------ GIVEN INFORMATION ------

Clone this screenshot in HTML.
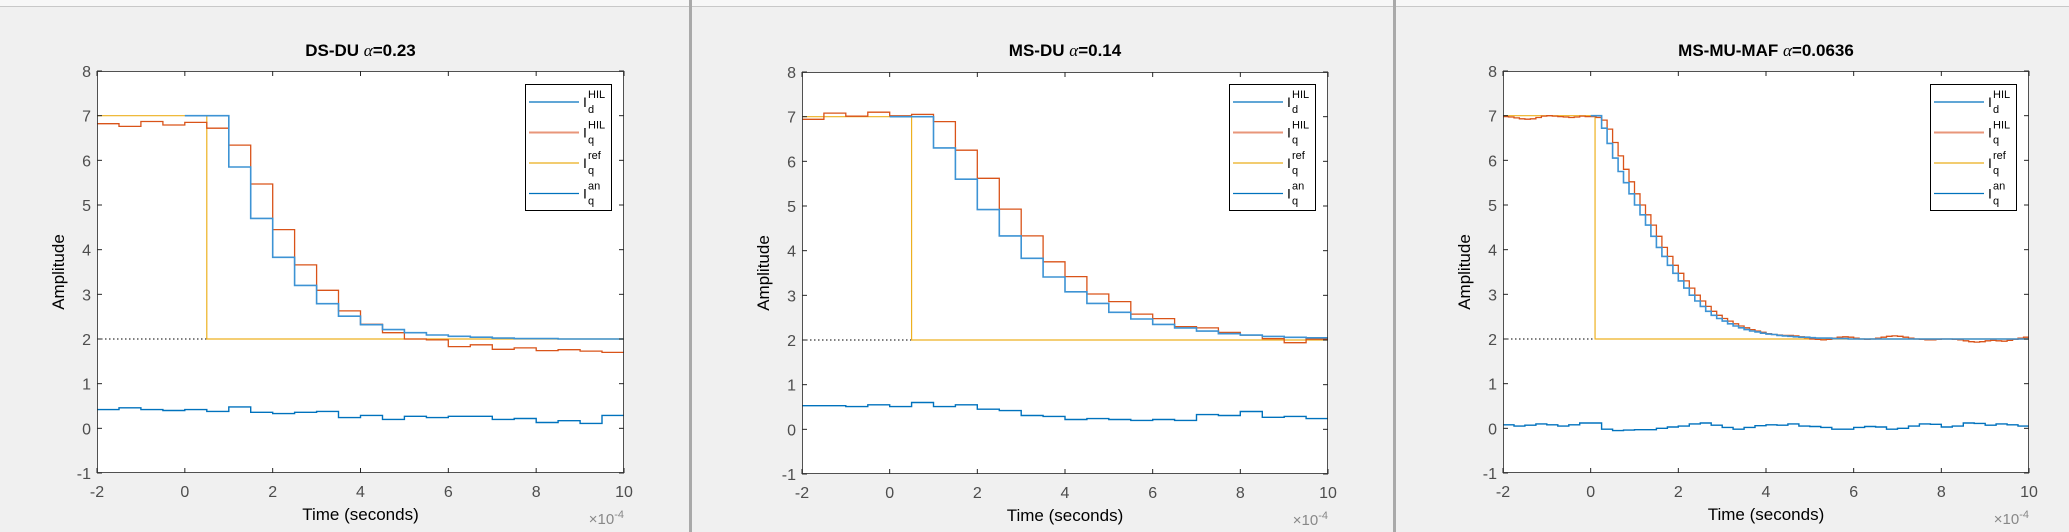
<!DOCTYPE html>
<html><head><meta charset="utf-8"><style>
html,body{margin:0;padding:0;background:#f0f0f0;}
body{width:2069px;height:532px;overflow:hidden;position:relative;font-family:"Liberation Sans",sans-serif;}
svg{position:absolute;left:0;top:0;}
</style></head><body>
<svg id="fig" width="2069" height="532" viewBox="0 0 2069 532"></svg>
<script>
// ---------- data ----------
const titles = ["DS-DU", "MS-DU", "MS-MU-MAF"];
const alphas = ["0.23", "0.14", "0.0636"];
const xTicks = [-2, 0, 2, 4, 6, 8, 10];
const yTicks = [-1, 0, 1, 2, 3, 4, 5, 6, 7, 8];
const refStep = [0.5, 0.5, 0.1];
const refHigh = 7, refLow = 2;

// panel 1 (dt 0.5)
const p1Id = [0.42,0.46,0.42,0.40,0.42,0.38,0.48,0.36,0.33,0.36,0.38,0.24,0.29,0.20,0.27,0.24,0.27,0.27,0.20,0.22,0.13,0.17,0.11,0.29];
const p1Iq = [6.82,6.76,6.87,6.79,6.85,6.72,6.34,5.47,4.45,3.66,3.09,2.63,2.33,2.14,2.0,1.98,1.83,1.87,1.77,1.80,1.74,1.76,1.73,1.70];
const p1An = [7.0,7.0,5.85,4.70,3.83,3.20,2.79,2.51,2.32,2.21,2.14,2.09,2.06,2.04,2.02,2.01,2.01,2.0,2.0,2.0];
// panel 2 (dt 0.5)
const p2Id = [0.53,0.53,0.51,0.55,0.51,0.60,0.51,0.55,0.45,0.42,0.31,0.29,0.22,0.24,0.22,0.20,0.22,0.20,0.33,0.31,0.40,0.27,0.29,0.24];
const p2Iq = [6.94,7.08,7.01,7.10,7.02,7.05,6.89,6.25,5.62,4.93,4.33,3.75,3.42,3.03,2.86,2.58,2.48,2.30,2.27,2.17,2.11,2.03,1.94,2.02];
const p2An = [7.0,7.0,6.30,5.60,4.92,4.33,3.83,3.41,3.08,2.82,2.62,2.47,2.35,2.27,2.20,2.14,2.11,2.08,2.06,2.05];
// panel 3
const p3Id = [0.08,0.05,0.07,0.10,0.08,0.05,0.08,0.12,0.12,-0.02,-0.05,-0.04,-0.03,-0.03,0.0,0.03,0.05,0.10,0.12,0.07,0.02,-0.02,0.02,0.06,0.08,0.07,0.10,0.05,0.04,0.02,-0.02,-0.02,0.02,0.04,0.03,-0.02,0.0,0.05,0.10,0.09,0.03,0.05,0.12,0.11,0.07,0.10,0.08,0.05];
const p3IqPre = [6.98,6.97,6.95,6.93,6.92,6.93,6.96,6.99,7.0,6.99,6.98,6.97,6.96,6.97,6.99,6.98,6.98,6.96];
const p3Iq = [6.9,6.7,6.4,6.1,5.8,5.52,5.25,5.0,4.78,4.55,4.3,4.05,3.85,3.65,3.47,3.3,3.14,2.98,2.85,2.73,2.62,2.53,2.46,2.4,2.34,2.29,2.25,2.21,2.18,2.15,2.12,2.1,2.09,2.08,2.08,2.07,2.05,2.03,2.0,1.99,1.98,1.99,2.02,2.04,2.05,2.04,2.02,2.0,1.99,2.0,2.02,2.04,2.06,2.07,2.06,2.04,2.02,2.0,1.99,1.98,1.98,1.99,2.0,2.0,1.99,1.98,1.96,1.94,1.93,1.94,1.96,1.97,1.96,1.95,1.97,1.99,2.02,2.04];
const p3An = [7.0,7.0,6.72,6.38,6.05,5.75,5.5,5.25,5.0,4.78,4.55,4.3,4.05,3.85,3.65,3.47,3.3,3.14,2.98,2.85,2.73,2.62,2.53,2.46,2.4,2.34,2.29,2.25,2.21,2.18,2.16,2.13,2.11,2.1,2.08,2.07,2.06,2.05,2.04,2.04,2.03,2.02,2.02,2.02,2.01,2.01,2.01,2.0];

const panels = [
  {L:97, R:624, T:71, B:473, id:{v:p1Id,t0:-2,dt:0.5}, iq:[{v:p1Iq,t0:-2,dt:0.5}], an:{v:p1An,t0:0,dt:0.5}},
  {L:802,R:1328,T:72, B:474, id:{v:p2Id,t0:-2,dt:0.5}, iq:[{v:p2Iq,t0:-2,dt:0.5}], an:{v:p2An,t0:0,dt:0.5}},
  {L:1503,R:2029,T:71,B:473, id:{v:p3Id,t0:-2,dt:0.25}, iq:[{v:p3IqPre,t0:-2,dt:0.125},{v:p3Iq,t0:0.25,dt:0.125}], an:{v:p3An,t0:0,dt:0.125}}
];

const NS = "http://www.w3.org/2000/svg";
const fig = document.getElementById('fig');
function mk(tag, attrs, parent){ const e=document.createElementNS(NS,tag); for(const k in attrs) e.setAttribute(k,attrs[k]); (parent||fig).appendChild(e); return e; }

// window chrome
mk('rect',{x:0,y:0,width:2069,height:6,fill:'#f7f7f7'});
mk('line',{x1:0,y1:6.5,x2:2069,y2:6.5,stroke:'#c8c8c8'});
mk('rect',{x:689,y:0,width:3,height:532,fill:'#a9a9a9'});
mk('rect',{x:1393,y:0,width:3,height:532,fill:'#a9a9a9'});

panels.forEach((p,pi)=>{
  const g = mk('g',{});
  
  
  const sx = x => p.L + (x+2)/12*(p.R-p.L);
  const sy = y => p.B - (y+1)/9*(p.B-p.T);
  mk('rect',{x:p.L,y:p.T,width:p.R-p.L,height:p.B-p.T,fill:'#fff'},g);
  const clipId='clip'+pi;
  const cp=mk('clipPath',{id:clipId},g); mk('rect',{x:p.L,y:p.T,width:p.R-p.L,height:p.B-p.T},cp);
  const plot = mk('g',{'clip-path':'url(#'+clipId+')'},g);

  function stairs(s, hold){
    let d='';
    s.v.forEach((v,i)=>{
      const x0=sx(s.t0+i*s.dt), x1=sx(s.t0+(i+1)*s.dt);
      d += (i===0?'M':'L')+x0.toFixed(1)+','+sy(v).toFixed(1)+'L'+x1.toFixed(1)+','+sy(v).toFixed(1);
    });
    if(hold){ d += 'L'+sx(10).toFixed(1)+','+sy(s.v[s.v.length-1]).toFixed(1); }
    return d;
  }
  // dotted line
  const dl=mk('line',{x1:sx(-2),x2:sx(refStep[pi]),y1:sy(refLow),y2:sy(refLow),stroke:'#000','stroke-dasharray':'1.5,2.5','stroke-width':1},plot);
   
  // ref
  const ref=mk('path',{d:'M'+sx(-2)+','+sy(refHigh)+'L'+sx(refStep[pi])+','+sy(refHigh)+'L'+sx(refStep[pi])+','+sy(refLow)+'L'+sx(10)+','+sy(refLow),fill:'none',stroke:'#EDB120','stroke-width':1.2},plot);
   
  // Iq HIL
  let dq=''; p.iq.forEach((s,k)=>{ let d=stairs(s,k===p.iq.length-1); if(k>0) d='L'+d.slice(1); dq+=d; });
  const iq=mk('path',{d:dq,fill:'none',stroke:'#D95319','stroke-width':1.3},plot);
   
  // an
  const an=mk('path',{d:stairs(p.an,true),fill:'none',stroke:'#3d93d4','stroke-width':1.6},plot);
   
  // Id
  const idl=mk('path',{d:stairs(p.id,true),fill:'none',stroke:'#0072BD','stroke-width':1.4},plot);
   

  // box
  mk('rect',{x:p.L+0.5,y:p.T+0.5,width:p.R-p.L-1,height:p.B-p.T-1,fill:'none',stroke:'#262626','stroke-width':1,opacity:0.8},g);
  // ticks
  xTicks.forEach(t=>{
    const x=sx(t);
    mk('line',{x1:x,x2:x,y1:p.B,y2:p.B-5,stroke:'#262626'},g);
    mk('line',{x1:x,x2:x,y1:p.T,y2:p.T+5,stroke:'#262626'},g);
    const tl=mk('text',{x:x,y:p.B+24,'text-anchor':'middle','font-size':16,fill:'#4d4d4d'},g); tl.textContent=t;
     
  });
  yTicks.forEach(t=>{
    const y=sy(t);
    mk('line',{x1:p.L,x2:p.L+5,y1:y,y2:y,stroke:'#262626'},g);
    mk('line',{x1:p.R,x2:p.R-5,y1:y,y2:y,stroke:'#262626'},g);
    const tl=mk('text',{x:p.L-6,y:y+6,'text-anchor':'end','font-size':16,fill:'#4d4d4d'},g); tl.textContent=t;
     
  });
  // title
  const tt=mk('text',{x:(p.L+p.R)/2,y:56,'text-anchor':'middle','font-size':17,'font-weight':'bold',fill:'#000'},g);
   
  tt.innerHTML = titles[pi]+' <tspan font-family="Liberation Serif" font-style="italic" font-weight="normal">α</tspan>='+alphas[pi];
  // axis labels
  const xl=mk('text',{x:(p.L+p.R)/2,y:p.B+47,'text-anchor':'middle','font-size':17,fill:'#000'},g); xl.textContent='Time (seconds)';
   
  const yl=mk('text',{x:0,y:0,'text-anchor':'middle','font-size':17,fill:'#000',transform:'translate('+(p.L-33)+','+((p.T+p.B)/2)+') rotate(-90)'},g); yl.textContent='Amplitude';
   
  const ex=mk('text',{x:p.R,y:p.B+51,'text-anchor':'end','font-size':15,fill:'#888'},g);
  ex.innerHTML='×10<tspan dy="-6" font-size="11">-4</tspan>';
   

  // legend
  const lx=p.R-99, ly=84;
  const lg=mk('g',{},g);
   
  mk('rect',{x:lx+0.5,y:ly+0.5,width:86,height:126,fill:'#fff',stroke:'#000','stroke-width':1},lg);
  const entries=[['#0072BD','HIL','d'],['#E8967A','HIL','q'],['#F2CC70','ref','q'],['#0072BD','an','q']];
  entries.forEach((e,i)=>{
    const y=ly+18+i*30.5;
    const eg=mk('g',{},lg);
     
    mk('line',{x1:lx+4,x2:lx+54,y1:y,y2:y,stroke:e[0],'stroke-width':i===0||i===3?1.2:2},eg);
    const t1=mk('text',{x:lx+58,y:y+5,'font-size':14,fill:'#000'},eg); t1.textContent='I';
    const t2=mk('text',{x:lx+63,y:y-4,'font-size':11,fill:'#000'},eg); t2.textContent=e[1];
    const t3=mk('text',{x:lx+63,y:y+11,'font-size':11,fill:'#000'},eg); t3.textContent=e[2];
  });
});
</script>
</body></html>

------

* [EXERCISE BRIEF]
Please restate the material above line by line, exactly, beginning at its first line and ending with the line that contains "const refHigh = 7, refLow = 2;", without any pictures.

* [WRITTEN RESPONSE]
Clone this screenshot in HTML.
<!DOCTYPE html>
<html><head><meta charset="utf-8"><style>
html,body{margin:0;padding:0;background:#f0f0f0;}
body{width:2069px;height:532px;overflow:hidden;position:relative;font-family:"Liberation Sans",sans-serif;}
svg{position:absolute;left:0;top:0;}
</style></head><body>
<svg id="fig" width="2069" height="532" viewBox="0 0 2069 532"></svg>
<script>
// ---------- data ----------
const titles = ["DS-DU", "MS-DU", "MS-MU-MAF"];
const alphas = ["0.23", "0.14", "0.0636"];
const xTicks = [-2, 0, 2, 4, 6, 8, 10];
const yTicks = [-1, 0, 1, 2, 3, 4, 5, 6, 7, 8];
const refStep = [0.5, 0.5, 0.1];
const refHigh = 7, refLow = 2;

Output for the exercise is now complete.